Opinion: Make Halloween Car-Free

Forget razor blades in apples. Henry Grabar argues the biggest threat on Halloween is much more mundane.

2 minute read

October 17, 2022, 12:00 PM PDT

By Diana Ionescu @aworkoffiction


Children in Halloween costumes at a crosswalk with officer offering bowl of candy

Trick-or-treaters at a crosswalk in New Brunswick, New Jersey. | James Nesterwitz / Trick or treaters

In an op-ed for Slate, Henry Grabar uses the annual parent panic over Halloween dangers to highlight another very real and present danger to children: cars. A CDC study showed that children are four times more likely to be killed on Halloween than on any other day.

According to an analysis in the Washington Post, 54 kids were killed by cars on Halloween between 2004 and 2018, making it by far the deadliest day of the year; no other day of the year saw more than 30 deaths across those 15 years, and most saw far less.

Grabar notes that the chance of getting struck by a car is still small, and “no more reason to keep a kid at home on All Hallows’ Eve than fear of fentanyl-flavored Skittles.” But the sharp increase in risk still warrants action, this year in particular. Grabar explains this is in part because “this Halloween falls during a historic surge in bad driving.” On top of that, pandemic-era open streets programs and other experiments with opening up more space to pedestrians have primed cities for changes.

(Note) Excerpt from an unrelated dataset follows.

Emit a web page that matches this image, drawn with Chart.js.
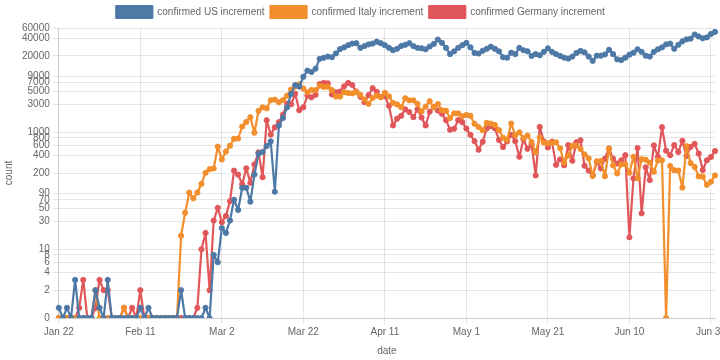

Grabar argues for making Halloween a ‘slow driving’ day, “with trick-or-treat destinations closed to traffic, and everyone else on high alert.” Pointing out that children are known to “have a sixth sense for good design, such as generous lighting, a walkable urban fabric, calm streets, and sidewalk-facing architecture, that adults sometimes struggle to enumerate,” Grabar believes the “trick-or-treat test” should be applied to more of our streets, year-round.